* [THE TASK] Retype the lines from the first one in the records down to the line containing "(rq4) at (172,1083)", counting both, and leave out any pictures.

------------------------

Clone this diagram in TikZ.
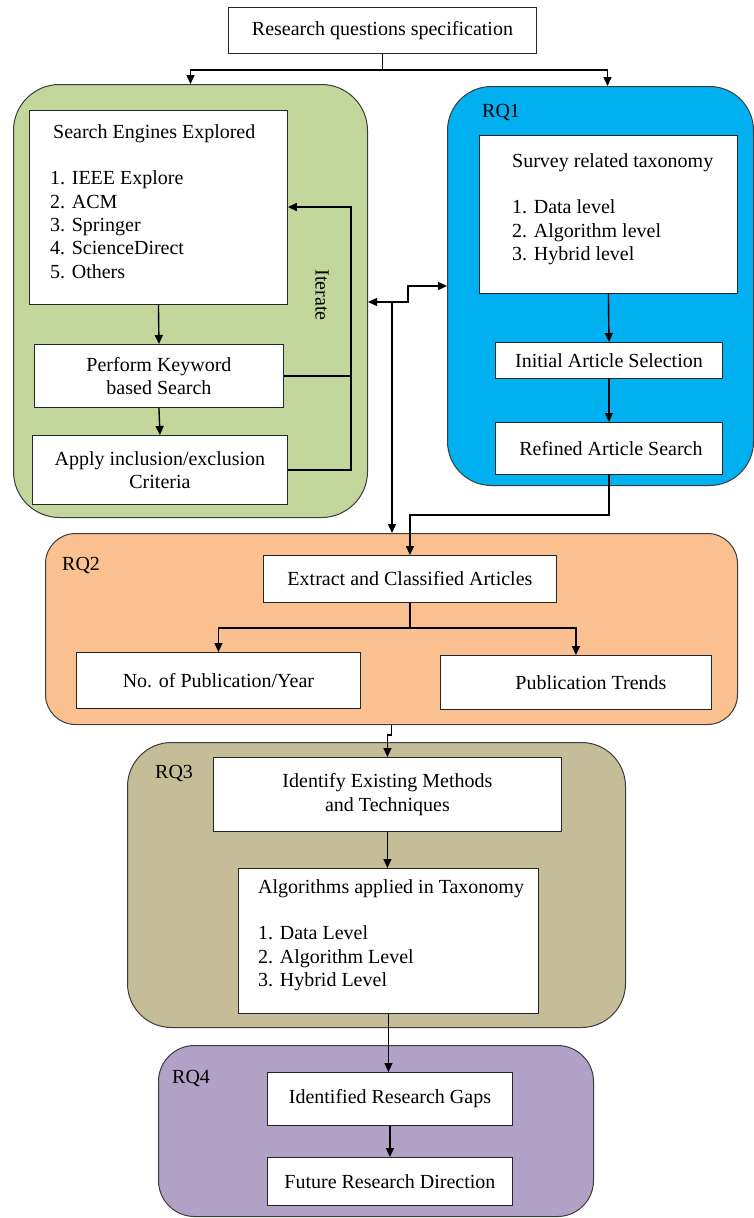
\documentclass[tikz,border=0pt]{standalone}
\usepackage{fontspec}
\setmainfont{Liberation Serif}
\usetikzlibrary{arrows.meta,calc}
\definecolor{cgreen}{RGB}{195,214,155}
\definecolor{cblue}{RGB}{0,176,240}
\definecolor{corange}{RGB}{250,192,143}
\definecolor{ckhaki}{RGB}{196,189,151}
\definecolor{cpurple}{RGB}{178,161,199}
\definecolor{cedge}{RGB}{60,60,60}
\begin{document}
\begin{tikzpicture}[x=1pt,y=-1pt,
  every node/.style={font=\fontsize{20}{23.3}\selectfont},
  grp/.style={draw=cedge, line width=1pt, rounded corners=#1, anchor=north west, inner sep=0},
  box/.style={draw=black!85, fill=white, line width=0.9pt, anchor=north west, inner sep=0, align=center},
  lst/.style={anchor=north west, inner sep=0, align=left},
  lbl/.style={anchor=base west, inner sep=0},
  arr/.style={line width=1.4pt, -{Triangle[length=9pt,width=8pt]}},
  ln/.style={line width=1.3pt}]
\useasboundingbox (0,0) rectangle (754,1218);

% containers
\node[grp=46, fill=cgreen, minimum width=354, minimum height=433] (c1) at (13,84) {};
\node[grp=44, fill=cblue, minimum width=306, minimum height=399] (c2) at (447,86) {};
\node[grp=30, fill=corange, minimum width=692, minimum height=191] (c3) at (45,533) {};
\node[grp=44, fill=ckhaki, minimum width=498, minimum height=285] (c4) at (127,742) {};
\node[grp=36, fill=cpurple, minimum width=435, minimum height=171] (c5) at (158,1045) {};

% group labels
\node[lbl] (rq1) at (482,117) {RQ1};
\node[lbl] (rq2) at (62,570) {RQ2};
\node[lbl] (rq3) at (155,778) {RQ3};
\node[lbl] (rq4) at (172,1083) {RQ4};

% boxes
\node[box, minimum width=308, minimum height=46] (top) at (228,7) {Research questions specification};
\node[box, minimum width=258, minimum height=194] (se) at (29,110) {};
\node[lst] (setx) at (50,124.3) {\hspace*{3pt}Search Engines Explored\\[23.3pt]1. IEEE Explore\\2. ACM\\3. Springer\\4. ScienceDirect\\5. Others};
\node[box, minimum width=249, minimum height=63] (kw) at (34,344) {Perform Keyword\\based Search};
\node[box, minimum width=255, minimum height=69] (ap) at (32,435) {Apply inclusion/exclusion\\Criteria};
\node[rotate=-90, inner sep=0] (iter) at (322,295) {Iterate};

\node[box, minimum width=258, minimum height=158] (sv) at (479,135) {};
\node[lst] (svtx) at (512,153.3) {Survey related taxonomy\\[23.3pt]1. Data level\\2. Algorithm level\\3. Hybrid level};
\node[box, minimum width=227, minimum height=36] (ini) at (495,342) {Initial Article Selection};
\node[box, minimum width=227, minimum height=52] (ref) at (495,422) {\hspace*{4pt}Refined Article Search};

\node[box, minimum width=293, minimum height=47] (ext) at (263,555) {Extract and Classified Articles};
\node[box, minimum width=284, minimum height=56] (np) at (76,652) {No. of Publication/Year};
\node[box, minimum width=271, minimum height=54] (tr) at (440,655) {\hspace*{30pt}Publication Trends};

\node[box, minimum width=348, minimum height=74] (idf) at (213,757) {Identify Existing Methods\\and Techniques};
\node[box, minimum width=300, minimum height=145] (alg) at (238,868) {};
\node[lst] (algtx) at (258,879.3) {Algorithms applied in Taxonomy\\[23.3pt]1. Data Level\\2. Algorithm Level\\3. Hybrid Level};

\node[box, minimum width=245, minimum height=53] (gap) at (267,1072) {Identified Research Gaps};
\node[box, minimum width=245, minimum height=48] (fut) at (267,1157) {Future Research Direction};

% connectors
\coordinate (t1) at ($(top.south)+(0,16)$);
\draw[ln] (top.south) -- (t1);
\draw[arr] (t1) -| (c1.north);
\draw[arr] (t1) -| ($(c2.north)+(7,0)$);

\draw[arr] (se.south) -- (kw.north);
\draw[arr] (kw.south) -- (ap.north);
\coordinate (itA) at (351,207);
\draw[arr] (ap.east) -| (itA) -- (itA -| se.east);
\draw[ln] (kw.east) -- (kw.east -| itA);

\coordinate (jc) at (392,302);
\draw[arr] (jc) -- (jc -| c1.east);
\draw[arr] (jc) -- ++(16,0) |- (c2.west);
\draw[arr] (jc) -- (jc |- c3.north);

\draw[arr] (sv.south) -- (ini.north);
\draw[arr] (ini.south) -- (ref.north);
\draw[arr] (ref.south) -- ++(0,40) -| (ext.north);

\coordinate (ej) at ($(ext.south)+(0,25)$);
\draw[ln] (ext.south) -- (ej);
\draw[arr] (ej) -| (np.north);
\draw[arr] (ej) -| (tr.north);

\draw[arr] (c3.south) -- ++(0,10) -| (idf.north);
\draw[arr] (idf.south) -- (idf.south |- alg.north);
\draw[arr] (alg.south) -- (alg.south |- gap.north);
\draw[arr] (gap.south) -- (fut.north);
\end{tikzpicture}
\end{document}
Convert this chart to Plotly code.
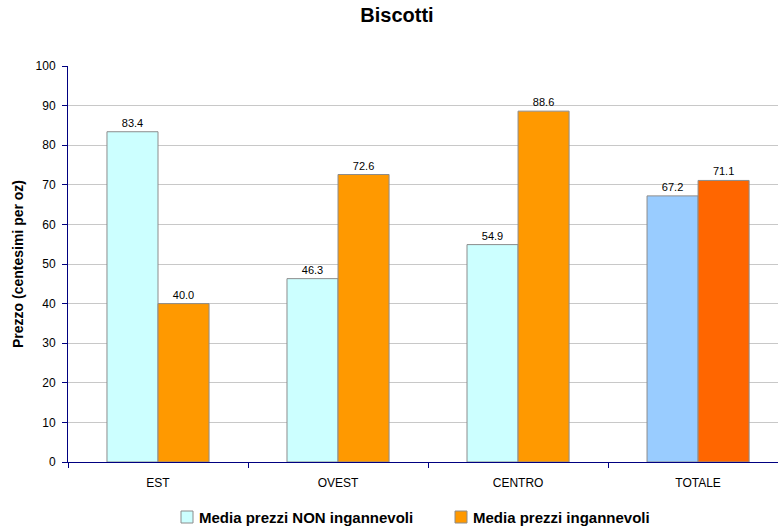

------------------------

* [ANSWER BELOW]
Clone this diagram in TikZ.
\documentclass[tikz,border=0pt]{standalone}
\usepackage{fontspec}
\setmainfont{Liberation Serif}
\usetikzlibrary{arrows.meta,calc}
\definecolor{cgreen}{RGB}{195,214,155}
\definecolor{cblue}{RGB}{0,176,240}
\definecolor{corange}{RGB}{250,192,143}
\definecolor{ckhaki}{RGB}{196,189,151}
\definecolor{cpurple}{RGB}{178,161,199}
\definecolor{cedge}{RGB}{60,60,60}
\begin{document}
\begin{tikzpicture}[x=1pt,y=-1pt,
  every node/.style={font=\fontsize{20}{23.3}\selectfont},
  grp/.style={draw=cedge, line width=1pt, rounded corners=#1, anchor=north west, inner sep=0},
  box/.style={draw=black!85, fill=white, line width=0.9pt, anchor=north west, inner sep=0, align=center},
  lst/.style={anchor=north west, inner sep=0, align=left},
  lbl/.style={anchor=base west, inner sep=0},
  arr/.style={line width=1.4pt, -{Triangle[length=9pt,width=8pt]}},
  ln/.style={line width=1.3pt}]
\useasboundingbox (0,0) rectangle (754,1218);

% containers
\node[grp=46, fill=cgreen, minimum width=354, minimum height=433] (c1) at (13,84) {};
\node[grp=44, fill=cblue, minimum width=306, minimum height=399] (c2) at (447,86) {};
\node[grp=30, fill=corange, minimum width=692, minimum height=191] (c3) at (45,533) {};
\node[grp=44, fill=ckhaki, minimum width=498, minimum height=285] (c4) at (127,742) {};
\node[grp=36, fill=cpurple, minimum width=435, minimum height=171] (c5) at (158,1045) {};

% group labels
\node[lbl] (rq1) at (482,117) {RQ1};
\node[lbl] (rq2) at (62,570) {RQ2};
\node[lbl] (rq3) at (155,778) {RQ3};
\node[lbl] (rq4) at (172,1083) {RQ4};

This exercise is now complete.